In June 2016, we reported on the first instance decision of England’s Technology and Construction Court in Lejonvarn v Burgess, [2016] EWHC 40 (TCC), [2017] EWCA Civ 254, where the court decided that a professional consultant (designer) owed a duty of care in tort when performing gratuitous services for friends, despite a lack of contract between the parties. On 7 April 2017, England’s Court of Appeal affirmed that decision (dismissing the Defendant’s appeal), holding that where there is a relationship “akin to contract”, and an “assumption of responsibility”, a duty of care may arise. This will be a mixed question of fact and law, to be answered by having regard to the detailed circumstances of the particular case and the particular relationship between the parties in the context of their legal and factual situation as a whole.

Background

The Claimant Respondents (the Burgesses) and Defendant Appellant (Lejonvarn) were friends and former neighbours. The Burgesses asked Lejonvarn, an American qualified architect, for professional assistance in relation to a landscaping project in their garden.

Lejonvarn secured a contractor to carry out the earthworks and hard landscaping; at this stage she provided her services gratuitously. Lejonvarn’s intention was to provide subsequent design input in respect of the “soft” elements of the project, such as lighting and planting, for which she intended to charge a fee.

Disputes arose when the Burgesses alleged that the work carried out by the contractors, during the period of Lejonvarn’s involvement in the project, was defective and that Lejonvarn was legally responsible for it. The Burgesses also criticised the procurement, project management, budgeting and cost control of the project, but Lejonvarn denied being responsible for such. She also denied being responsible for the quality of the contractor’s works.

First Instance Decision

While the trial judge did not find a contract between the parties, he held that Lejonvarn owed a duty of care in tort to the Burgesses, based on the principles of assumption of responsibility. The Court said that in the provision of supervision services in respect of construction work, a professional usually deploys a special skill and, in circumstances where there is an assumption of responsibility, a duty of care arises. Here, the Court held that Lejonvarn had assumed responsibility to the Burgesses for performing professional services in respect of the garden project and that they specifically relied on her for that purpose. Full details of the first instance decision can be found in our June 2016 article.

Lejonvarn appealed.

Issues on Appeal

The issues on appeal where whether Lejonvarn owed a duty of care to the Burgesses and if so, the nature and extent of her duty.

Court of Appeal Decision

Lejonvarn argued that the trial judge had erred in applying the assumption of responsibility test, and should instead (or in addition to) have applied the threefold test in Caparo Industies Plc v Dickman [1990] A.C. 605, namely whether the loss was reasonably foreseeable; whether there was a sufficient relationship of proximity, and whether in the circumstances it was fair, just and reasonable to impose a duty of care. The Court of Appeal rejected this submission, holding that assumption of responsibility was the appropriate test in cases involving a relationship akin to a contractual relationship because the question of whether it would be fair, just and reasonable to impose liability was subsumed in the assumption of responsibility test.

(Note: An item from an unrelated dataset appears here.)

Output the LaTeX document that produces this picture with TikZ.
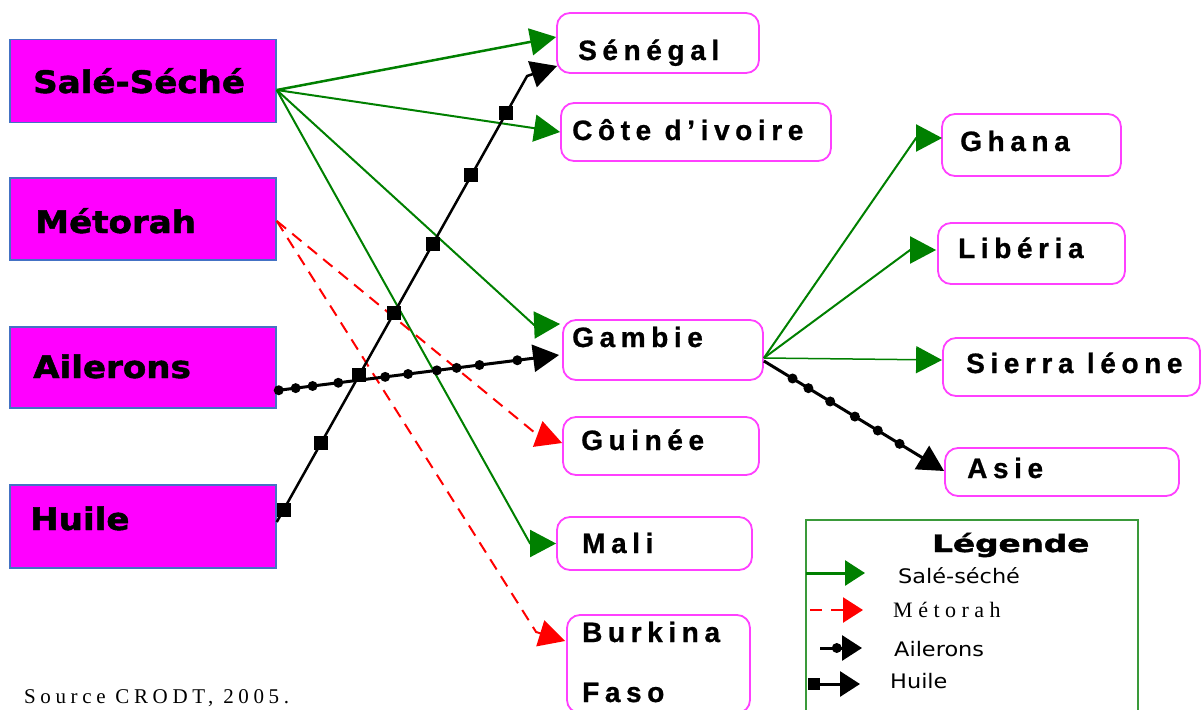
\documentclass[tikz,border=0pt]{standalone}
\usepackage{fontspec}
\usepackage{graphicx}
\usetikzlibrary{arrows.meta,calc}
\newfontfamily\lfont{DejaVu Sans}[BoldFeatures={FakeBold=1.5}]
\newfontfamily\gfont{DejaVu Sans}
\newfontfamily\rfont{Liberation Sans}[LetterSpace=20,BoldFeatures={FakeBold=0.8}]
\newfontfamily\sfont{Liberation Serif}[LetterSpace=22]
\newfontfamily\mfont{Liberation Serif}[LetterSpace=25]
\definecolor{mag}{HTML}{FF00FF}
\definecolor{rmag}{HTML}{FF40FF}
\definecolor{bblue}{HTML}{4472C4}
\definecolor{lgreen}{HTML}{008000}
\definecolor{legg}{HTML}{3A9A3A}
\begin{document}
\begin{tikzpicture}[x=1pt,y=-1pt,
 lbox/.style={draw=bblue, fill=mag, line width=1.5pt, minimum width=266pt, inner sep=0pt},
 rbox/.style={draw=rmag, fill=white, line width=1.8pt, rounded corners=13pt, inner sep=0pt},
 ltext/.style={inner sep=0pt, anchor=base west, font=\lfont\bfseries\fontsize{31pt}{35pt}\selectfont},
 rtext/.style={inner sep=0pt, anchor=base west, font=\rfont\bfseries\fontsize{28pt}{32pt}\selectfont},
 legtext/.style={inner sep=0pt, anchor=base west, font=\gfont\fontsize{20pt}{24pt}\selectfont},
 bighead/.style={-{Triangle[length=26pt,width=27pt]}},
 smallhead/.style={-{Triangle[length=20pt,width=25pt]}},
 gline/.style={draw=lgreen, line width=2pt, line join=round, bighead},
 rline/.style={draw=red, line width=2pt, dash pattern=on 12pt off 8pt, bighead},
 aline/.style={draw=black, line width=3pt, bighead},
 hline/.style={draw=black, line width=2.5pt, line join=round, bighead},
 dotm/.style={circle, fill=black, minimum size=10pt, inner sep=0pt},
 sqm/.style={rectangle, fill=black, minimum size=14pt, inner sep=0pt},
]
\useasboundingbox (0,0) rectangle (1201,709);
\fill[white] (0,0) rectangle (1201,709);

% left boxes
\node[lbox, minimum height=83pt] (sale) at (143,81) {};
\node[lbox, minimum height=82pt] (meto) at (143,219) {};
\node[lbox, minimum height=81pt] (ail) at (143,367.5) {};
\node[lbox, minimum height=83pt] (hui) at (143,526.5) {};

% right boxes
\node[rbox, minimum width=202pt, minimum height=60pt] (sen) at (658,43) {};
\node[rbox, minimum width=270pt, minimum height=58pt] (cot) at (696,132) {};
\node[rbox, minimum width=200pt, minimum height=60pt] (gam) at (663,350) {};
\node[rbox, minimum width=196pt, minimum height=58pt] (gui) at (661,446) {};
\node[rbox, minimum width=195pt, minimum height=53pt] (mal) at (654.5,543.5) {};
\node[rbox, minimum width=183pt, minimum height=98pt] (bur) at (658.5,664) {};
\node[rbox, minimum width=179pt, minimum height=62pt] (gha) at (1031.5,145) {};
\node[rbox, minimum width=187pt, minimum height=61pt] (lib) at (1031.5,253.5) {};
\node[rbox, minimum width=257pt, minimum height=58pt] (sie) at (1071.5,367) {};
\node[rbox, minimum width=234pt, minimum height=48pt] (asi) at (1062,472) {};

% legend box
\node[draw=legg, line width=2pt, minimum width=332pt, minimum height=200pt, inner sep=0pt] (leg) at (972,620) {};

% Salé-Séché connectors
\draw[gline, line width=2.5pt] ($(sale.east)+(0,9)$) -- ($(sen.west)+(0,-6)$);
\draw[gline] ($(sale.east)+(0,9)$) -- (cot.west);
\draw[gline] ($(sale.east)+(0,9)$) -- ($(gam.west)+(-28,-25)$) -- ($(gam.west)+(-2,-26)$);
\draw[gline] ($(sale.east)+(0,9)$) -- ($(mal.west)+(-26,0)$) -- (mal.west);

% Métorah connectors
\draw[rline] ($(meto.east)+(0,2)$) -- ($(gui.west)+(-27,-13)$) -- ($(gui.west)+(0,-3)$);
\draw[rline] ($(meto.east)+(0,2)$) -- ($(bur.west)+(-30,-32)$) -- ($(bur.west)+(-1,-23)$);

% Ailerons connector
\draw[aline] ($(ail.east)+(0,23)$) --
  node[dotm,pos=0.007] (ad1) {}
  node[dotm,pos=0.067] (ad2) {}
  node[dotm,pos=0.127] (ad3) {}
  node[dotm,pos=0.218] (ad4) {}
  node[dotm,pos=0.384] (ad5) {}
  node[dotm,pos=0.465] (ad6) {}
  node[dotm,pos=0.567] (ad7) {}
  node[dotm,pos=0.637] (ad8) {}
  node[dotm,pos=0.718] (ad9) {}
  node[dotm,pos=0.852] (ad10) {}
  ($(gam.west)+(-3,5)$);

% Huile connector
\draw[hline] ($(hui.east)+(0,-4.5)$) --
  node[sqm,pos=0.027] (hq1) {}
  node[sqm,pos=0.178] (hq2) {}
  node[sqm,pos=0.329] (hq3) {}
  node[sqm,pos=0.469] (hq4) {}
  node[sqm,pos=0.624] (hq5) {}
  node[sqm,pos=0.777] (hq6) {}
  node[sqm,pos=0.916] (hq7) {}
  ($(sen.west)+(-29,33)$) -- ($(sen.west)+(1,23)$);

% Gambie connectors
\draw[gline] ($(gam.east)+(0,8)$) -- ($(gha.west)+(-25,-7)$) -- ($(gha.west)+(1,-7)$);
\draw[gline] ($(gam.east)+(0,8)$) -- ($(lib.west)+(-27,-3.5)$) -- ($(lib.west)+(-1,-3.5)$);
\draw[gline, line width=1.5pt] ($(gam.east)+(0,8)$) -- ($(sie.west)+(0,-7)$);
\draw[aline] ($(gam.east)+(0,11)$) --
  node[dotm,pos=0.159] (sd1) {}
  node[dotm,pos=0.247] (sd2) {}
  node[dotm,pos=0.368] (sd3) {}
  node[dotm,pos=0.505] (sd4) {}
  node[dotm,pos=0.632] (sd5) {}
  node[dotm,pos=0.753] (sd6) {}
  ($(asi.west)+(0,-1)$);

% left texts
\node[ltext] (tsale) at (33,93) {\scalebox{1.1}[1]{Salé-Séché}};
\node[ltext] (tmeto) at (35,233) {\scalebox{1.1}[1]{Métorah}};
\node[ltext] (tail) at (33,378) {\scalebox{1.1}[1]{Ailerons}};
\node[ltext] (thui) at (30,530) {\scalebox{1.1}[1]{Huile}};

% right texts
\node[rtext] (tsen) at (578,60) {Sénégal};
\node[rtext] (tcot) at (572,140) {Côte d’ivoire};
\node[rtext] (tgam) at (572,347) {Gambie};
\node[rtext] (tgui) at (581,450) {Guinée};
\node[rtext] (tmal) at (582,553) {Mali};
\node[rtext] (tbur) at (582,642) {Burkina};
\node[rtext] (tfas) at (582,702) {Faso};
\node[rtext] (tgha) at (960,151) {Ghana};
\node[rtext] (tlib) at (958,258) {Libéria};
\node[rtext] (tsie) at (966,373) {Sierra léone};
\node[rtext] (tasi) at (967,478) {Asie};

% legend content
\node[inner sep=0pt, anchor=base west, font=\lfont\bfseries\fontsize{24pt}{28pt}\selectfont] (legt) at (932,552) {\scalebox{1.36}[1]{Légende}};
\coordinate (lg1) at (806,573); \coordinate (lg2) at (865,573);
\draw[draw=lgreen, line width=3pt, smallhead] (lg1) -- (lg2);
\coordinate (lr1) at (810,610); \coordinate (lr2) at (863,610);
\draw[draw=red, line width=2.5pt, dash pattern=on 12pt off 9pt, smallhead] (lr1) -- (lr2);
\coordinate (la1) at (820,648); \coordinate (la2) at (862,648);
\draw[draw=black, line width=3pt, smallhead] (la1) -- node[dotm, pos=0.4] (lad) {} (la2);
\coordinate (lh1) at (814,684); \coordinate (lh2) at (860,684);
\draw[draw=black, line width=3pt, smallhead] (lh1) -- (lh2);
\node[sqm, minimum size=12pt] (lhq) at (lh1) {};
\node[legtext] (lsale) at (898,583) {\scalebox{1.12}[1]{Salé-séché}};
\node[inner sep=0pt, anchor=base west, font=\mfont\fontsize{22pt}{26pt}\selectfont] (lmeto) at (893,617) {Métorah};
\node[legtext] (lail) at (894,656) {\scalebox{1.12}[1]{Ailerons}};
\node[legtext] (lhui) at (890,688) {\scalebox{1.12}[1]{Huile}};

% source
\node[inner sep=0pt, anchor=base west, font=\sfont\fontsize{21pt}{25pt}\selectfont] (src) at (24,703) {Source CRODT, 2005.};
\end{tikzpicture}
\end{document}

The Court of Appeal held that the trial judge was entitled to conclude that there had been an assumption of responsibility in light of his findings. On the judge’s findings this was a case in which Lejonvarn said that she would provide professional services acting as an architect and project manager on the garden project; in which she did in fact provide such services; in which she confirmed that she had provided such services and in which the Burgesses relied on her to properly perform those services. She therefore owed a duty to exercise reasonable skill and care in the provision of those services.

The Court of Appeal held that no definitive statement of the nature and extent of the duty owed could be made until the detailed facts had been considered. Here, the Court of Appeal summarised the scope of Lejonvarn’s duty as follows:

  1. In providing the professional service acting as an architect and project manager of:
  2. ​​project managing the Garden Project and directing, inspecting and supervising the contractors’ work, its timing and progress;
  3. preparing designs to enable the Garden Project to be priced sufficiently for a fairly firm budget estimate to be prepared;
  4. preparing designs to enable the Garden Project to be constructed;
  5. receiving applications for payment from the contractor, and advising and directing the Claimants in respect of their payment; and
  6. exercising cost control by preparing a budget for the works, and overseeing actual expenditure against it;

Mrs Lejonvarn owed a duty to exercise reasonable skill and care.”

Conclusion

Professionals providing gratuitous services may owe a duty of care if there has been an assumption of responsibility. In cases involving a relationship akin to a contractual relationship, the assumption of responsibility test is the correct test to determine whether a duty of care exists. Whether there has been an assumption of responsibility, and the scope of the resulting duty of care, can only be determined by considering the detailed circumstances of the particular case and the particular relationship between the parties in question. Although this is a mixed question of fact and law, the importance of the detailed circumstances means that the findings of fact by the trial judge will be of considerable significance.